No more postseason bans is the key finding here, a reward for Miami’s show of contrition in voluntarily passing up two previous bowl opportunities and a first-ever trip to the ACC championship game. No appeals by UM President Donna Shalala, either, a show that the school has no interest in revisiting an investigative minefield that took nearly three years to cross.

Overall, we’re looking at an awkward compromise between an athletic program that danced with the devil for nearly a decade and a ruling body that is embarrassed over being so unruly, and even unethical, while tracking down the clues. Tuesday’s light verdict is about the NCAA’s problems as much as it is about Miami.

The NCAA wound up investigating itself somewhere in the middle of this mess, and firing its director of enforcement. That’s the only way you get a judgment like this in conjunction with an official finding of “lack of institutional control,” the most dreaded phrase in college sports.

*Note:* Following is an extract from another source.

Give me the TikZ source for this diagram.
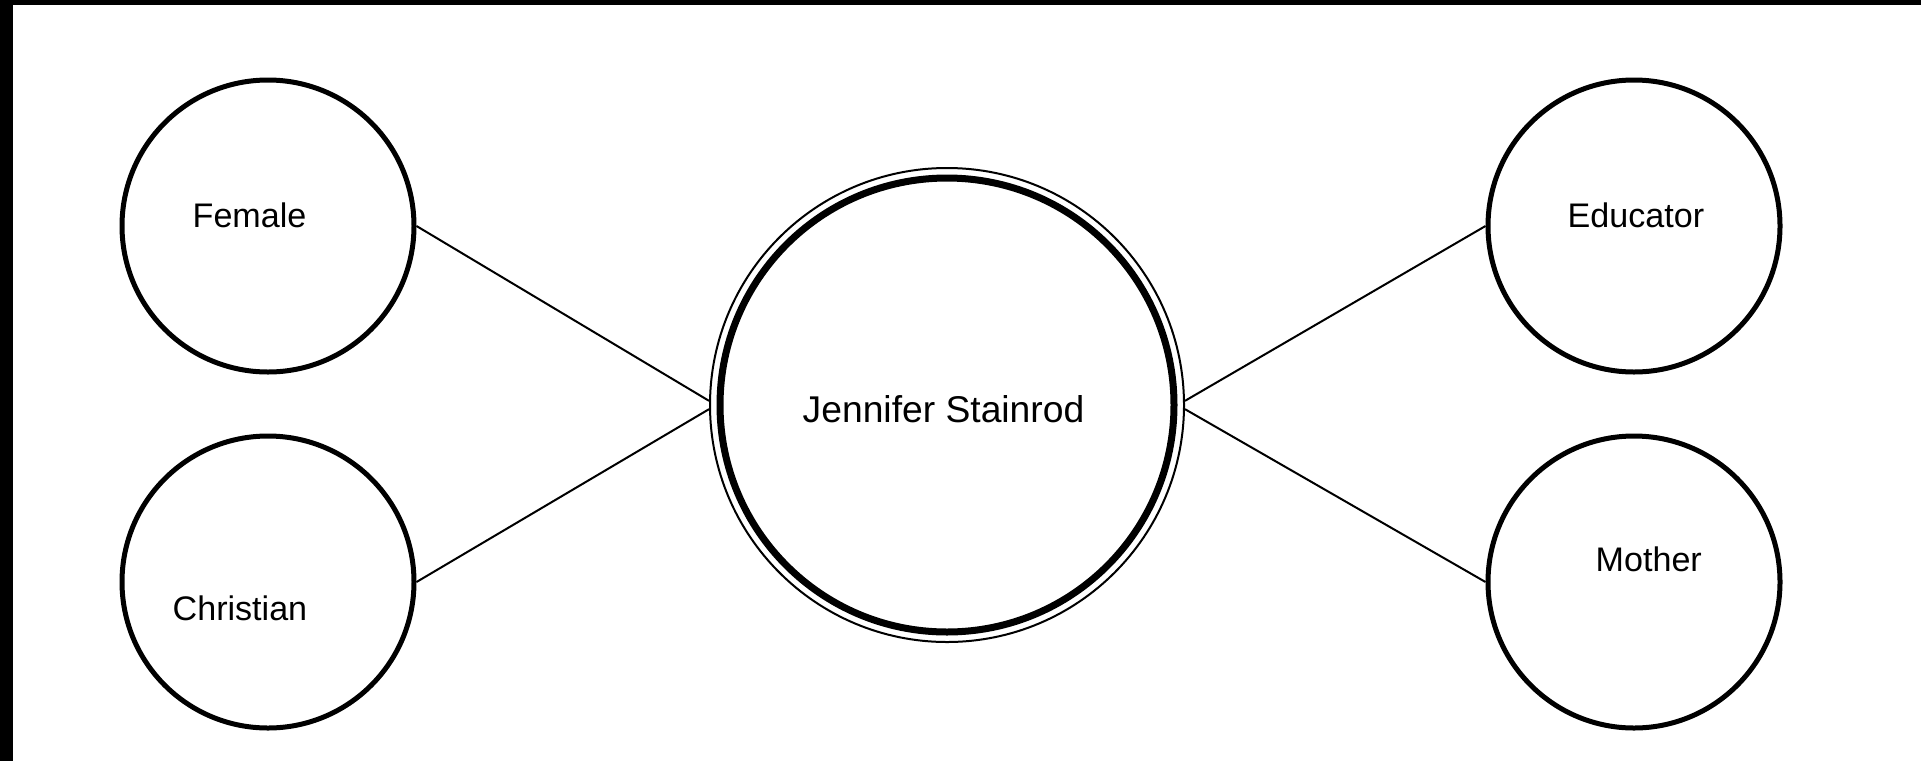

Check out this sentence from Tuesday’s official report, too: “It is clear that the institution substantially agreed with a majority of the violations.” Makes you think that Ohio State and Southern Cal could have solved most of their problems with the NCAA staff by doing the same. Instead, they are suffering from penalty envy today.

At the start of this journey, when an incredibly detailed Yahoo! Sports report splashed words like strip club and yacht and prostitute and cash across the headlines, the knee-jerk reaction was that Miami had bought itself a spot in the NCAA penitentiary that was as close to death row as you can get. The loss of multiple bowl games? Why, everybody figured that would only be the opening salvo.

Nevin Shapiro, the UM booster turned bazooka, surely believed he had served up enough dirt to bring down the Hurricanes program. He was off to a running start, too, with documents and photographs and details that proved how easy it was for a con man and Ponzi schemer to buy himself an all-access Hurricanes pass.

We’re talking, after all, about dozens of players and even some assistant coaches who knew what they were doing was wrong. Way wrong. Either they didn’t think they would get caught or, with Shapiro as such an acknowledged friend to the Hurricanes’ athletic family, they didn’t think it mattered. If Miami cooperated with the investigation after years of looking the other way, that certainly doesn’t wipe the slate clean.

What it may have done, however, is save the Hurricanes from doomsday sanctions on the order of those visited upon SMU, headquarters for a blatant players slush fund, in 1987.

Close the books, then, on a case that went on far too long and mark it as a landmark for different reasons than everyone expected when Shapiro’s claims first came to light in August 2011.

We have reached the end of major athletic programs accepting major punishment on the basis of shallow NCAA lectures alone. Hereafter the organization’s investigative staff will have to prove itself in compliance with its own rulebook, chapter and verse, before anybody listens.

This open-and-shut case, one that Columbo could have wrapped up in 60 minutes, got dropped and splattered. College football’s greediest and consistently guiltiest programs, the ones that are thinking about walking away from the NCAA altogether, may actually be a little mad about Miami and a little happy about what it could mean for them in the future.

Coach Al Golden, who had nothing to do with the violations, doesn’t have to worry anymore about how anyone characterizes the result, whether Miami is seen as coming clean or merely coming clear.

Until now the coach has been cutting his losses. With this long-awaited judgment, Golden finally gets to make good on all he has promised at Miami, and all that was promised him at his hiring.